TASK DETAILS:
Starting from the line that contains "Reproduce this chart with Chart.js.", copy every line exactly until the line that contains "const yTicksB = [0, -0.02, -0.04, -0.06, -0.08, -0.10, -0.12];", which is also included.

Charts and diagrams as code:
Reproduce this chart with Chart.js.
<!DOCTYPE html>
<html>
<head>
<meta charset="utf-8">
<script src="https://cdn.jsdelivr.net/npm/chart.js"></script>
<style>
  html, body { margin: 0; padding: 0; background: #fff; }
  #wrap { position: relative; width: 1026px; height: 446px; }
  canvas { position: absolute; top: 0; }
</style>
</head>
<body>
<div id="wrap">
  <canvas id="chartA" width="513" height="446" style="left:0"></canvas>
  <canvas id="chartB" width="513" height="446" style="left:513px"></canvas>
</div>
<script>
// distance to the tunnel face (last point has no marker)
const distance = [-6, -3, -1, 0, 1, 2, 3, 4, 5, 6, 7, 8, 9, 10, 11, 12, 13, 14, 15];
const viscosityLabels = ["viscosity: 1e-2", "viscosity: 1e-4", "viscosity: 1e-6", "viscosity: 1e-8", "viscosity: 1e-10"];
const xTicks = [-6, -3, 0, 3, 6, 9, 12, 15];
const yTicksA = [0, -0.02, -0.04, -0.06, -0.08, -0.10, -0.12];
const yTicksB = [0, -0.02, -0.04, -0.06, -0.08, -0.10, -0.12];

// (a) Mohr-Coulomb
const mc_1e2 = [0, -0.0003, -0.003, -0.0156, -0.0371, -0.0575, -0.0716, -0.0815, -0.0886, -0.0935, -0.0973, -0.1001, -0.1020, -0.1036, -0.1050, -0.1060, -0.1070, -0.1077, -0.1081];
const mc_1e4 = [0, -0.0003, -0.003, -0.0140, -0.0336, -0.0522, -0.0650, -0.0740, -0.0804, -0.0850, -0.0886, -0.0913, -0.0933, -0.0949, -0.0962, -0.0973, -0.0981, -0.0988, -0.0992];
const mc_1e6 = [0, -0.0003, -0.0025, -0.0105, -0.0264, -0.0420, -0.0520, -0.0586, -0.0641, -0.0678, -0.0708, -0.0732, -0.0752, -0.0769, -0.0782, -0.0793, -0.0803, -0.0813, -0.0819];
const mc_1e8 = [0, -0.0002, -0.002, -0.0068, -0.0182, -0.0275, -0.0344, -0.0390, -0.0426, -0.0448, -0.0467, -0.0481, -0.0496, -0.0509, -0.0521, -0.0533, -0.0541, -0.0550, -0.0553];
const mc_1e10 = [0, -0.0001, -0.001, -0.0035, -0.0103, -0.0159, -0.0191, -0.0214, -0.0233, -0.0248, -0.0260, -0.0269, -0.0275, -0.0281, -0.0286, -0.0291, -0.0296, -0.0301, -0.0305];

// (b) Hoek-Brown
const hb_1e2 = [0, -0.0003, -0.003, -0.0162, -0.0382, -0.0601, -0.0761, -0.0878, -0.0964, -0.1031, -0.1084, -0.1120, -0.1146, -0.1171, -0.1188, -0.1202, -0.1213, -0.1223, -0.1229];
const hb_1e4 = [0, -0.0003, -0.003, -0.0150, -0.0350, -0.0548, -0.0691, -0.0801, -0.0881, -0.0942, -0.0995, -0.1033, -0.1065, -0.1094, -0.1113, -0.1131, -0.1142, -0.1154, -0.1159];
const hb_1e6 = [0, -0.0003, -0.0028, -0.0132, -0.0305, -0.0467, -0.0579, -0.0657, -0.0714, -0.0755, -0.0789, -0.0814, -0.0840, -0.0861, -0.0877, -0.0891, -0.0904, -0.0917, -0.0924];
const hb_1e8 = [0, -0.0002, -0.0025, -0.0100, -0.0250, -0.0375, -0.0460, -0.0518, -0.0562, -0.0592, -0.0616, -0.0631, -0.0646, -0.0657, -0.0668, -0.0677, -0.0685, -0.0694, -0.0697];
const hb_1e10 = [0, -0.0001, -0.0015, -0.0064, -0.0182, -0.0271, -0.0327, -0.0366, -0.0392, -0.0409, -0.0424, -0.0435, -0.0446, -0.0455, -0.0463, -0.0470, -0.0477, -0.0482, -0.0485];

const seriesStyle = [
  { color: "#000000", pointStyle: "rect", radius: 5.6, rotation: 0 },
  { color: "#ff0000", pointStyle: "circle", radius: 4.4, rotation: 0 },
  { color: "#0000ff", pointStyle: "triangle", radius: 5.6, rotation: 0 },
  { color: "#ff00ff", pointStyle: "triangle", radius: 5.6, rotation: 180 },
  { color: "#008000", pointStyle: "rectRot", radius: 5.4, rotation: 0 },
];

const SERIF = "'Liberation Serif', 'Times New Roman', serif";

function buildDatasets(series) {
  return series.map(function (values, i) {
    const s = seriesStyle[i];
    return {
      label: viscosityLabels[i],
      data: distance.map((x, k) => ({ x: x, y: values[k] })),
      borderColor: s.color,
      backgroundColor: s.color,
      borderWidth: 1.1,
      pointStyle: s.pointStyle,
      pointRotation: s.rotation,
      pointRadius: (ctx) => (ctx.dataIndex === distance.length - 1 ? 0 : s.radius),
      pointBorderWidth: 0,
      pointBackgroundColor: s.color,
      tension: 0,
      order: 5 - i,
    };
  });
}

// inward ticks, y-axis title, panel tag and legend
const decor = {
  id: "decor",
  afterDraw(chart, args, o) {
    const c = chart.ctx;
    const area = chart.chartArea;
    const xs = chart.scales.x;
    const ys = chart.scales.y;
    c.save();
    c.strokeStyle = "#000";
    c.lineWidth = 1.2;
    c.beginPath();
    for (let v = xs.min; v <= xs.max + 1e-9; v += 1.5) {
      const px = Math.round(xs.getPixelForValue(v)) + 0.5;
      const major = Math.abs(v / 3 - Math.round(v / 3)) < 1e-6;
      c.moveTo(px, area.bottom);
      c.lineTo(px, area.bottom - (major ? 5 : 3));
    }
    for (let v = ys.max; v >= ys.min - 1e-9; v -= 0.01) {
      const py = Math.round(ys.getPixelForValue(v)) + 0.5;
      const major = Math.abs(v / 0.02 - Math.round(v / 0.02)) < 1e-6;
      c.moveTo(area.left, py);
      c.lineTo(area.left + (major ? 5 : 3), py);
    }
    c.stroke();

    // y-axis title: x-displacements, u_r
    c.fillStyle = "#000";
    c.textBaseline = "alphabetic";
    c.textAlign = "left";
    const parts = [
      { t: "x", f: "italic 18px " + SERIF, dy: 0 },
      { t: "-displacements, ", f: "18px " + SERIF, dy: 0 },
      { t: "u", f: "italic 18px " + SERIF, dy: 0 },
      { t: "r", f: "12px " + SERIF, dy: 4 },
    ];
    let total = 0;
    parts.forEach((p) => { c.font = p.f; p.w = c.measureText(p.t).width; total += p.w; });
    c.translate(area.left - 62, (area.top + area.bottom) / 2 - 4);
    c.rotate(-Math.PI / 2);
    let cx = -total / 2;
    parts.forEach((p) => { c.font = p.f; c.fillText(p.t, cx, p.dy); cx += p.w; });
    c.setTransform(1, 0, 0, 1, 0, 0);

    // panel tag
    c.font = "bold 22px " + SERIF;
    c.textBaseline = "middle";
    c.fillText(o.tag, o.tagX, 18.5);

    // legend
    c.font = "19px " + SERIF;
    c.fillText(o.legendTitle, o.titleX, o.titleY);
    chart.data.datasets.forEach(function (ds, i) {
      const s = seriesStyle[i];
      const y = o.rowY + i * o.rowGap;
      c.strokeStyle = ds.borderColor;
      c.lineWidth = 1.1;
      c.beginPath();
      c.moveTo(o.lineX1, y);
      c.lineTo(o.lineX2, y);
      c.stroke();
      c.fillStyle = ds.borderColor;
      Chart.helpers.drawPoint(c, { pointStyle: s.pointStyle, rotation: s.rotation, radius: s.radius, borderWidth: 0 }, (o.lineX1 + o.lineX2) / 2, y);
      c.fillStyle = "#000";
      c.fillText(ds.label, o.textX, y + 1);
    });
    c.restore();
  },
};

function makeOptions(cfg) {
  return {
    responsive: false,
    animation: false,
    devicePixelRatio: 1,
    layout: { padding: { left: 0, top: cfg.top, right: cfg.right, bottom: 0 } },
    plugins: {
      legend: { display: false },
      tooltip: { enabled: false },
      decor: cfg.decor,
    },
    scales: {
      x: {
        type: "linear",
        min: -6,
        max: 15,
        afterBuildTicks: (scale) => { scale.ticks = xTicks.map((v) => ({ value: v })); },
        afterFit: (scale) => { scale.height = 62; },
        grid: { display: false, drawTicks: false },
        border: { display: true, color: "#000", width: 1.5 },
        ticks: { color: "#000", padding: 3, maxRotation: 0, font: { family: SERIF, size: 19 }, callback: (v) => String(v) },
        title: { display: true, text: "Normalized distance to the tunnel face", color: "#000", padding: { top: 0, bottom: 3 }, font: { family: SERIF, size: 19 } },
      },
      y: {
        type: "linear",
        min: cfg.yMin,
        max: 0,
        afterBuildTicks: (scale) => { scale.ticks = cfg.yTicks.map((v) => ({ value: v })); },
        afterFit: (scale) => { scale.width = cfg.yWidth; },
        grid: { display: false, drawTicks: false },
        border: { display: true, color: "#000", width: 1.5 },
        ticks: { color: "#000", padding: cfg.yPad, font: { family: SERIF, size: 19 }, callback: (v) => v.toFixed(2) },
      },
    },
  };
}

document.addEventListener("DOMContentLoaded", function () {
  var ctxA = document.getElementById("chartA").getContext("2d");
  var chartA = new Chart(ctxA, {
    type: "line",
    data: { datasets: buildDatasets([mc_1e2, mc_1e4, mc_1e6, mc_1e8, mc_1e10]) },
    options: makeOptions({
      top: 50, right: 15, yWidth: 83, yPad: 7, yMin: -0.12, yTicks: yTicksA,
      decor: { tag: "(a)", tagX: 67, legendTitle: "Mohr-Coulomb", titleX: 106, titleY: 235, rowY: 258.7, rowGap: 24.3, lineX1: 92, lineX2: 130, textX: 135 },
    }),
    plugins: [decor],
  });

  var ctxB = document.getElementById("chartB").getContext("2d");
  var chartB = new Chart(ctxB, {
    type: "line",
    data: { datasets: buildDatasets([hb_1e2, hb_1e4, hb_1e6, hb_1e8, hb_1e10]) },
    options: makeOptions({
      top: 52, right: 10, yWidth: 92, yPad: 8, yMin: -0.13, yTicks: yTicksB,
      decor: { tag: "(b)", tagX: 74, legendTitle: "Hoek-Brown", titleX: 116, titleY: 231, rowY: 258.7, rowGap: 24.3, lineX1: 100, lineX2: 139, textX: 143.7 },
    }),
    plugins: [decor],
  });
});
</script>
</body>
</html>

* * *

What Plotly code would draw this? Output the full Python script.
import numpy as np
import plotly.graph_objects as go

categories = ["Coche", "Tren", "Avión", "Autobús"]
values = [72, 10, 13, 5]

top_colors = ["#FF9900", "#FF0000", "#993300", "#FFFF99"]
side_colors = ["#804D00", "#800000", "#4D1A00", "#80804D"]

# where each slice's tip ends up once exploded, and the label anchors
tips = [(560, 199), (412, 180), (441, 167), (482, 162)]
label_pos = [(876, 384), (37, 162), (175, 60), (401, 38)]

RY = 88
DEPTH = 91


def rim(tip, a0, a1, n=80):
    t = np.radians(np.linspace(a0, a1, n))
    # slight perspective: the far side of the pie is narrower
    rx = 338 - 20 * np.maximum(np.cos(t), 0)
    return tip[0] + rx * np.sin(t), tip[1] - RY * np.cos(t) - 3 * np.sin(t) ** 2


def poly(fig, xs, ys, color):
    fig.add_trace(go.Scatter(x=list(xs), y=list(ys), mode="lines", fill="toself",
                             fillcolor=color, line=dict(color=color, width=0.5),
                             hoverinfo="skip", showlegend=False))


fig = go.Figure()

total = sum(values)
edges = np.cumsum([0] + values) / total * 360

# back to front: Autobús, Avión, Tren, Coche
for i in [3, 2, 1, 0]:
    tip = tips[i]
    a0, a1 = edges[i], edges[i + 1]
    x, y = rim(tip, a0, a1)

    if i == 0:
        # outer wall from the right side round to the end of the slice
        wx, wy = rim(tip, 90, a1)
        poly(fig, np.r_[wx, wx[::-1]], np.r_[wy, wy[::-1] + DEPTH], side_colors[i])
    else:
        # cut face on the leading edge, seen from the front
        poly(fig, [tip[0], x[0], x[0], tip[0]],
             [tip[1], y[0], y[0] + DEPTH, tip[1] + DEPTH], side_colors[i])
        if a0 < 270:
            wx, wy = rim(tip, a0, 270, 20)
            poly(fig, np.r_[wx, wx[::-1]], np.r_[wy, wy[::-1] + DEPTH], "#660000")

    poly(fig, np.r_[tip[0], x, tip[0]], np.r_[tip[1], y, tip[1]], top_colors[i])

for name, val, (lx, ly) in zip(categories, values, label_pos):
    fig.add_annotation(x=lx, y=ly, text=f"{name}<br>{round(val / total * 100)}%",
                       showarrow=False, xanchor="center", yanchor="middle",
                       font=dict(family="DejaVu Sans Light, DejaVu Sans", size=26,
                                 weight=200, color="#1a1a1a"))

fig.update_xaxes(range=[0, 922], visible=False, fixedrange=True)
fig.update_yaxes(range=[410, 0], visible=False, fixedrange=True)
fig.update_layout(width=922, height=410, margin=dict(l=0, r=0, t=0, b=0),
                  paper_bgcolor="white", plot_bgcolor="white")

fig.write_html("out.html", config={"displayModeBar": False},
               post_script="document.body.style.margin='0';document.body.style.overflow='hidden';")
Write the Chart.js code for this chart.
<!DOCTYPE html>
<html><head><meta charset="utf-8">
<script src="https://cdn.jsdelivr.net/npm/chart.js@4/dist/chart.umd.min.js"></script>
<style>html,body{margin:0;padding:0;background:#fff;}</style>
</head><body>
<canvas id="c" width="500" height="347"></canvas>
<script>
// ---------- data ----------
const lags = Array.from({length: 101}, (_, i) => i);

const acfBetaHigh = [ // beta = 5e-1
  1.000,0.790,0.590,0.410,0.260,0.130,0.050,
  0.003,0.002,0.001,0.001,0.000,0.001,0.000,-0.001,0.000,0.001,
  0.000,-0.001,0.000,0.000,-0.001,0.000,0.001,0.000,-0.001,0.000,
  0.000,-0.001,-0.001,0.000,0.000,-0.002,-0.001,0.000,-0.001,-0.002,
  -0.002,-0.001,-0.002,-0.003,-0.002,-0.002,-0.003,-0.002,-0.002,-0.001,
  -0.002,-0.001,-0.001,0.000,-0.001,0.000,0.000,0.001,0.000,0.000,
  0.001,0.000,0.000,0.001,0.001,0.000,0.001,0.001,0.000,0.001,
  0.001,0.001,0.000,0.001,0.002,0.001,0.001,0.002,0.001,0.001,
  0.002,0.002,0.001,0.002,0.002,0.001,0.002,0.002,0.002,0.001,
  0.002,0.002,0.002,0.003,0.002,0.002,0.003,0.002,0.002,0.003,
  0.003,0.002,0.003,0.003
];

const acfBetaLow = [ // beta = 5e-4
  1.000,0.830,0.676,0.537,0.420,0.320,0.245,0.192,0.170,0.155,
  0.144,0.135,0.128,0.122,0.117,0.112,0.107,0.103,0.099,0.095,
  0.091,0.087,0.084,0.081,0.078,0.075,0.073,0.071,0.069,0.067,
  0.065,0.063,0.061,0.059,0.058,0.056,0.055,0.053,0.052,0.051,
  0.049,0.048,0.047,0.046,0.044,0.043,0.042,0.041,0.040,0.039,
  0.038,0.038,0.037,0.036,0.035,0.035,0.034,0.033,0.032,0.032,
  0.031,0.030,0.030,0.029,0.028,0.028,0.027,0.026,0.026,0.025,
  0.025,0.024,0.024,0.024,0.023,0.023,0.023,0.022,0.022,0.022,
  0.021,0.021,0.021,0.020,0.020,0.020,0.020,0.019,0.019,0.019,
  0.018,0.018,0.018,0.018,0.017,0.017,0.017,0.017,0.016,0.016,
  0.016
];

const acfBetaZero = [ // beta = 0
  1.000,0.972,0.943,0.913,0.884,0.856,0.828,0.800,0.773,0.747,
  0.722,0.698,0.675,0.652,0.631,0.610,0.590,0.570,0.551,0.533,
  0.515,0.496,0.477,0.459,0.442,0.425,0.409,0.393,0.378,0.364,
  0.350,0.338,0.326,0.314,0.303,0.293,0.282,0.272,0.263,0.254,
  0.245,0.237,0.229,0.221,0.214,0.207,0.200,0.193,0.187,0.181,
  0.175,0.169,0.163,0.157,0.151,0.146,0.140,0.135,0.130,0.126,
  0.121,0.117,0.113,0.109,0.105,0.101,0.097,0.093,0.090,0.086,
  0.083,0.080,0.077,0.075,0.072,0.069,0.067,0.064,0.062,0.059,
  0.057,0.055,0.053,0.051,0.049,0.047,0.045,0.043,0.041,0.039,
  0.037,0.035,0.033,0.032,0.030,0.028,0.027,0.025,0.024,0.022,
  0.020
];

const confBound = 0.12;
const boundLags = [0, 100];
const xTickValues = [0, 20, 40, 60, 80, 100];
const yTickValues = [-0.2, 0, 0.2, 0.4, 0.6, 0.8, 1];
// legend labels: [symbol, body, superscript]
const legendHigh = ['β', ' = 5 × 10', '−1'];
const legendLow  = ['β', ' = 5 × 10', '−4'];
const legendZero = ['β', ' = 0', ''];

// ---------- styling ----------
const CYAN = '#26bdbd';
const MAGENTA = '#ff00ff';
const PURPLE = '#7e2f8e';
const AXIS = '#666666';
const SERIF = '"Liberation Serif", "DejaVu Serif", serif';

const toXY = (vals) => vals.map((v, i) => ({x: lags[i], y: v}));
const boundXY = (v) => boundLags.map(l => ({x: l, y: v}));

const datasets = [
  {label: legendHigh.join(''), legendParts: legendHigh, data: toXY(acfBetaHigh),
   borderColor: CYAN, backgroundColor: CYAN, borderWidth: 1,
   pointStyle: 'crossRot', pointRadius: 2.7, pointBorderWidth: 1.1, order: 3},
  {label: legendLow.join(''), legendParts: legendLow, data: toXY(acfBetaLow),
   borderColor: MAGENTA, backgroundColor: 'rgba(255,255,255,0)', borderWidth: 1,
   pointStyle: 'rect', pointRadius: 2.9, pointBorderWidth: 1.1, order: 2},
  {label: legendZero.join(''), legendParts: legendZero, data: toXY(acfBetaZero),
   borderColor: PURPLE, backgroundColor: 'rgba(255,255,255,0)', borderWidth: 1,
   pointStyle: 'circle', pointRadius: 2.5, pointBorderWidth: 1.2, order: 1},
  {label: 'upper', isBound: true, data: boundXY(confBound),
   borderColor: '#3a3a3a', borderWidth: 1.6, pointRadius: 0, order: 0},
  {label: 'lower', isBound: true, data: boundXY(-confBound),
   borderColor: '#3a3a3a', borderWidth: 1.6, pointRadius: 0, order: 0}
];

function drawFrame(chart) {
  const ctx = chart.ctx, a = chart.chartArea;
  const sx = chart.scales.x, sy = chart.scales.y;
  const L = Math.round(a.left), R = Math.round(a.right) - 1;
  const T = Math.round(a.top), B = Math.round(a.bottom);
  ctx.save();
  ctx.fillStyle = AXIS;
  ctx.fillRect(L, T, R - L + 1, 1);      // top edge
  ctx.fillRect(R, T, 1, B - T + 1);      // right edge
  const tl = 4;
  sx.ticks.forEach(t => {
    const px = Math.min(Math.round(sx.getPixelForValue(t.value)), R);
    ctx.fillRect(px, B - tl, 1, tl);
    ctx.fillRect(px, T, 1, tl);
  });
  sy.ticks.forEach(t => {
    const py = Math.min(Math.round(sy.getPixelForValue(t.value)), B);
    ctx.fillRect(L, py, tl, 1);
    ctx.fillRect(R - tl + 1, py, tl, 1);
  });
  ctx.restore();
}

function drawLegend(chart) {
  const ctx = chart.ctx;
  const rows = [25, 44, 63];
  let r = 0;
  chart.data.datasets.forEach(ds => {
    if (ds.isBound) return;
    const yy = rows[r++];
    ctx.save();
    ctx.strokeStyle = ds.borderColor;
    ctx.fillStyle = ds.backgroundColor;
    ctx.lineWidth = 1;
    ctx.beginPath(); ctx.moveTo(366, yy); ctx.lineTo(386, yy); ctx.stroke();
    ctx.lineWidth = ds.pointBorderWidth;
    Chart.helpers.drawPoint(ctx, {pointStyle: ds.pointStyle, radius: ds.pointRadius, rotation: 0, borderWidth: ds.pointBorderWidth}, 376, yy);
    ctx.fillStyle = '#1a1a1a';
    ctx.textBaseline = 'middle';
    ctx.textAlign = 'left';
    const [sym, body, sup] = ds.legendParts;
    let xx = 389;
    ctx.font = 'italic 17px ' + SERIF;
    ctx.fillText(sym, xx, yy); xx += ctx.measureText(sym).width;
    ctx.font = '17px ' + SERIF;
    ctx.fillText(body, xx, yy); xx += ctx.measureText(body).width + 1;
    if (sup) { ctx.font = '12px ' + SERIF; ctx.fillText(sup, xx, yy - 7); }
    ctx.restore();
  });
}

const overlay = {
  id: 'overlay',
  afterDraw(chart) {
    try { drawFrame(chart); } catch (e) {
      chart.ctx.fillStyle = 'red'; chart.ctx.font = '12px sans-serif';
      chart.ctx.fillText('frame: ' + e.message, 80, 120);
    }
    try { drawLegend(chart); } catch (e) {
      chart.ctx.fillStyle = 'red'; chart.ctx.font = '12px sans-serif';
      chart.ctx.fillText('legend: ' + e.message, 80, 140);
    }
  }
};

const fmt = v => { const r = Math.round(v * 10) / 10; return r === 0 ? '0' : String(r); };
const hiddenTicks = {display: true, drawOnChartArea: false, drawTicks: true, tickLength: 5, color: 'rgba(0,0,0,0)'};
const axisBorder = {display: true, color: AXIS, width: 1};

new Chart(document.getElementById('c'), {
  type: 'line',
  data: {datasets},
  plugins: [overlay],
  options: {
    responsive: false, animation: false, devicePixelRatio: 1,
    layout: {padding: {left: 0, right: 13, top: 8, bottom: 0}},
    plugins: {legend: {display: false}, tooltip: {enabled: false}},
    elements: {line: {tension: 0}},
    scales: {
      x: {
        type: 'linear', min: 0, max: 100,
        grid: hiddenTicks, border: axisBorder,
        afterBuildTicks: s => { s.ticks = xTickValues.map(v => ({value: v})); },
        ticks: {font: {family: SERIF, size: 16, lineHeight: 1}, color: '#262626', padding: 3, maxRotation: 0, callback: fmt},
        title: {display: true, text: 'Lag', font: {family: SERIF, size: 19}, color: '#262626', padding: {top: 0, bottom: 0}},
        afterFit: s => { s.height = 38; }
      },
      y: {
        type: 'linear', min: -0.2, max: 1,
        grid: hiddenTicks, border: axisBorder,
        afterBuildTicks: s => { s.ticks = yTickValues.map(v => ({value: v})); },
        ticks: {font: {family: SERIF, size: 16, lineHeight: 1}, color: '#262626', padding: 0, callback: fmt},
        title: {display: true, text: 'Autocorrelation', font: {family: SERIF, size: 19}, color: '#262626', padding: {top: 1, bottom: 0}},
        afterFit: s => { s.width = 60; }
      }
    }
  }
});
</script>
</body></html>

OUTPUT OF THE EXERCISE:
Reproduce this chart with Chart.js.
<!DOCTYPE html>
<html>
<head>
<meta charset="utf-8">
<script src="https://cdn.jsdelivr.net/npm/chart.js"></script>
<style>
  html, body { margin: 0; padding: 0; background: #fff; }
  #wrap { position: relative; width: 1026px; height: 446px; }
  canvas { position: absolute; top: 0; }
</style>
</head>
<body>
<div id="wrap">
  <canvas id="chartA" width="513" height="446" style="left:0"></canvas>
  <canvas id="chartB" width="513" height="446" style="left:513px"></canvas>
</div>
<script>
// distance to the tunnel face (last point has no marker)
const distance = [-6, -3, -1, 0, 1, 2, 3, 4, 5, 6, 7, 8, 9, 10, 11, 12, 13, 14, 15];
const viscosityLabels = ["viscosity: 1e-2", "viscosity: 1e-4", "viscosity: 1e-6", "viscosity: 1e-8", "viscosity: 1e-10"];
const xTicks = [-6, -3, 0, 3, 6, 9, 12, 15];
const yTicksA = [0, -0.02, -0.04, -0.06, -0.08, -0.10, -0.12];
const yTicksB = [0, -0.02, -0.04, -0.06, -0.08, -0.10, -0.12];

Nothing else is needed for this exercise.